### Entries with chart source code:
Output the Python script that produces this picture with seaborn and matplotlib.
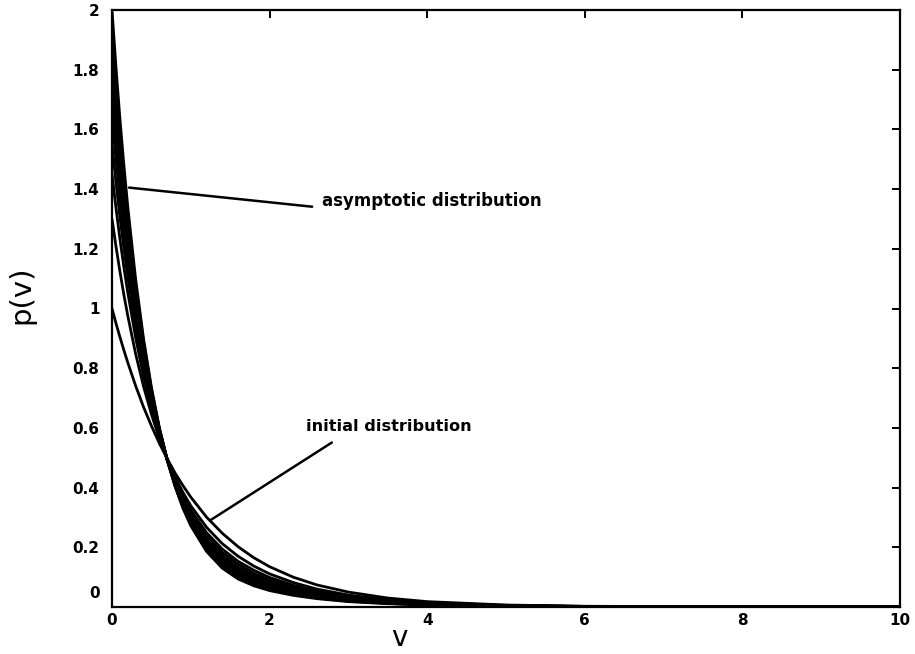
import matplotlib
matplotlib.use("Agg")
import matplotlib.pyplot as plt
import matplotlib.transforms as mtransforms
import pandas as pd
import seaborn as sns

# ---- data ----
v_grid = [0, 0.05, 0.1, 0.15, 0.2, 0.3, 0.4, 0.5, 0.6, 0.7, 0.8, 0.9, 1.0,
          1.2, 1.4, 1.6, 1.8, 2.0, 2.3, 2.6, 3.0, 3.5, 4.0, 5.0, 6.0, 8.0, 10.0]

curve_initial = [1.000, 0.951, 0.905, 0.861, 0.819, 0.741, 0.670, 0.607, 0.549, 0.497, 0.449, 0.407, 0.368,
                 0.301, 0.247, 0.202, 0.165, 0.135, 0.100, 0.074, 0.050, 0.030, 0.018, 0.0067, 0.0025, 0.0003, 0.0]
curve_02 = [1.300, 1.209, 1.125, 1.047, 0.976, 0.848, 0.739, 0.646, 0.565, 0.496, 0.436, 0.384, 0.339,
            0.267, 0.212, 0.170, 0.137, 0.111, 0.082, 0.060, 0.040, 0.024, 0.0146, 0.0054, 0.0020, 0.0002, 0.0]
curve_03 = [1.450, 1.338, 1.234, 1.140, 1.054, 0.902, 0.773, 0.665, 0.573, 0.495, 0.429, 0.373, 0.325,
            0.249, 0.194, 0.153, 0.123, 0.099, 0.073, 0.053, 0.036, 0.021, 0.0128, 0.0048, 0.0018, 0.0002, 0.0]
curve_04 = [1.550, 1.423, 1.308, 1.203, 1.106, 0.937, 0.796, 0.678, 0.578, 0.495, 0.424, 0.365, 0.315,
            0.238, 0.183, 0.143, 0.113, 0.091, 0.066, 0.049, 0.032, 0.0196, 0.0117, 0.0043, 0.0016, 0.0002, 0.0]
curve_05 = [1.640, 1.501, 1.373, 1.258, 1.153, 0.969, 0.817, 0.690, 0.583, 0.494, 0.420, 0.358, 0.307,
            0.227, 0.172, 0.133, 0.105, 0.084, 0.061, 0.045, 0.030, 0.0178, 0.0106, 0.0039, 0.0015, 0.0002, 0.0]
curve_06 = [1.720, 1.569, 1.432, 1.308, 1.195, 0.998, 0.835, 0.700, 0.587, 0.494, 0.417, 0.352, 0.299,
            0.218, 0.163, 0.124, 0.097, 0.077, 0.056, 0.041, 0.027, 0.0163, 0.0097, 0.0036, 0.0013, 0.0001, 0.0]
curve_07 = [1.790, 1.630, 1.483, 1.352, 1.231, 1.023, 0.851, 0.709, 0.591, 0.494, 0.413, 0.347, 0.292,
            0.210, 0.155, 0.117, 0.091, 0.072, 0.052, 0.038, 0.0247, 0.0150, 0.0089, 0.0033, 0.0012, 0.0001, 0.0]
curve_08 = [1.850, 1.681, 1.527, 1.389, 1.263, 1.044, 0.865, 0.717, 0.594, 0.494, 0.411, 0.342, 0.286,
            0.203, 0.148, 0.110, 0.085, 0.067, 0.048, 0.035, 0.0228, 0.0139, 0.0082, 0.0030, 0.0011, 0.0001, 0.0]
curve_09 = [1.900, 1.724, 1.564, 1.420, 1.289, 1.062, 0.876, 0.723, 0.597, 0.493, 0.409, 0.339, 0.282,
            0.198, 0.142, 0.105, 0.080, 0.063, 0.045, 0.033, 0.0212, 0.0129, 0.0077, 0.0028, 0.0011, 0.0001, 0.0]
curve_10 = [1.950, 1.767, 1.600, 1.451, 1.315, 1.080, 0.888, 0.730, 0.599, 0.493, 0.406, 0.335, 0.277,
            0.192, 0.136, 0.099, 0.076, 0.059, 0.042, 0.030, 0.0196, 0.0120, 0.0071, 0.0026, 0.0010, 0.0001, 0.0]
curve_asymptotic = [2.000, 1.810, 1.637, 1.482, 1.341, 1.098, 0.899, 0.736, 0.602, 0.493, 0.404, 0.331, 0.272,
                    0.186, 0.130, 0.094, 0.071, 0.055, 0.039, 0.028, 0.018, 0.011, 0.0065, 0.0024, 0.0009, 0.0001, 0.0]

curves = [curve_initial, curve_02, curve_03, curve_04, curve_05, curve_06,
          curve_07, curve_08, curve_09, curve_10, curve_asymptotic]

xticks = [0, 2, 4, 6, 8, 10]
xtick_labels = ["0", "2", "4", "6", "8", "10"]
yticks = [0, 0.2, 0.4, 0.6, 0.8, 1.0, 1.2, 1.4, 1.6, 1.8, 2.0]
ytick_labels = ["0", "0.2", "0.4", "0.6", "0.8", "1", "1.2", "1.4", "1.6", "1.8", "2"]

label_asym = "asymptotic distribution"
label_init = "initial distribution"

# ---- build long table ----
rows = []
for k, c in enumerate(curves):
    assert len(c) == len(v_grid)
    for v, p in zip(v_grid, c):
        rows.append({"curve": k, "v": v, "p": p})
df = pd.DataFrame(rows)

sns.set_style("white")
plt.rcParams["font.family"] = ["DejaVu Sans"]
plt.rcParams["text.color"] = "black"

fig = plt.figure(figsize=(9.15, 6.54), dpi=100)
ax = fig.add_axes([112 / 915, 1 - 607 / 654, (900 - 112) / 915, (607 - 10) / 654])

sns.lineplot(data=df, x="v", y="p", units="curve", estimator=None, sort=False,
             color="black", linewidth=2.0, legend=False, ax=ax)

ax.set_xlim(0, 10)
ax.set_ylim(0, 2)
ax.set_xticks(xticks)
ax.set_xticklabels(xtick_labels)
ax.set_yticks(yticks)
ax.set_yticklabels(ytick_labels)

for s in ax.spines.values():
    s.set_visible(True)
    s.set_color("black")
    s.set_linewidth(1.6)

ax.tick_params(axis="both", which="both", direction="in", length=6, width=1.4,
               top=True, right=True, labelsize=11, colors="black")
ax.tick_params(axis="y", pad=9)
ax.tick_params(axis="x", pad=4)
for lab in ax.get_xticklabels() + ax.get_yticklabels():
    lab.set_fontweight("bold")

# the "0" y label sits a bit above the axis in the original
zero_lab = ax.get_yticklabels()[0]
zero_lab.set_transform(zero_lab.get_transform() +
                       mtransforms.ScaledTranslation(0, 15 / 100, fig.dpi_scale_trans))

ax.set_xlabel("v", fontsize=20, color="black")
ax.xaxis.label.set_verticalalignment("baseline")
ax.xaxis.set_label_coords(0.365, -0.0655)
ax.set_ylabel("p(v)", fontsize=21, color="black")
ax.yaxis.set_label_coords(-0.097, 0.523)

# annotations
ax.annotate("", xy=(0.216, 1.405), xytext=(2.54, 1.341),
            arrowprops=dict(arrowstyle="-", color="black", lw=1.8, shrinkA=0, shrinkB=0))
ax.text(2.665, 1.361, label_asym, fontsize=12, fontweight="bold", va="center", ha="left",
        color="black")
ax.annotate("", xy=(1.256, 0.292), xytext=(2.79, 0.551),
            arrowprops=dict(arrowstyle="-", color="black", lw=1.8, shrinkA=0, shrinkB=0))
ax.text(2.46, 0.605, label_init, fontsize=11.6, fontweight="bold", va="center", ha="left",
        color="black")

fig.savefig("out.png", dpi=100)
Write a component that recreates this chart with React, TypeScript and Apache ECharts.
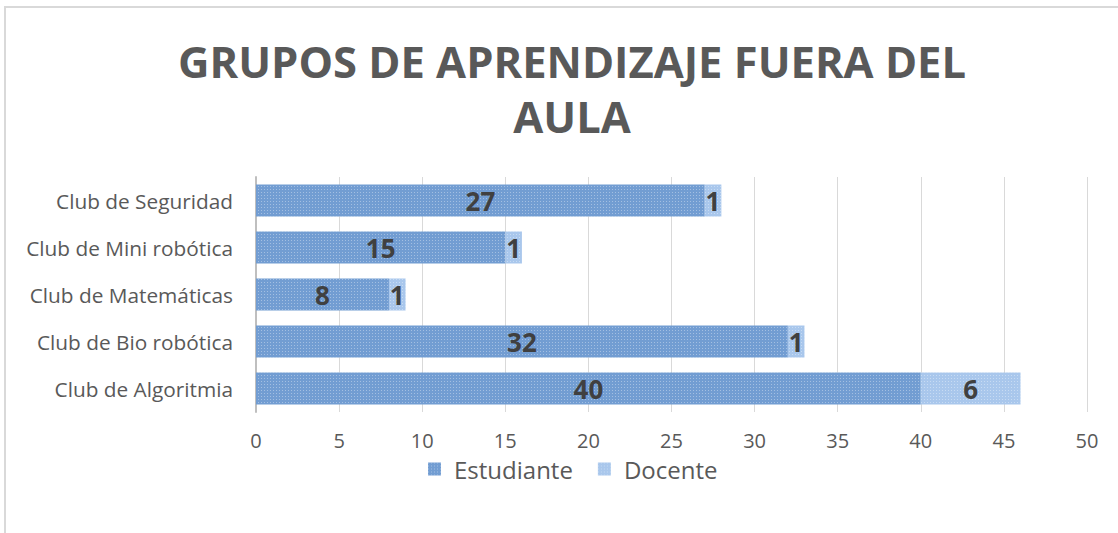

### Exercise prompt:
Restate the data word for word from its first line through the line with "6.0, 8.0, 10.0]", leaving out any picture along the way.

### Task response:
Output the Python script that produces this picture with seaborn and matplotlib.
import matplotlib
matplotlib.use("Agg")
import matplotlib.pyplot as plt
import matplotlib.transforms as mtransforms
import pandas as pd
import seaborn as sns

# ---- data ----
v_grid = [0, 0.05, 0.1, 0.15, 0.2, 0.3, 0.4, 0.5, 0.6, 0.7, 0.8, 0.9, 1.0,
          1.2, 1.4, 1.6, 1.8, 2.0, 2.3, 2.6, 3.0, 3.5, 4.0, 5.0, 6.0, 8.0, 10.0]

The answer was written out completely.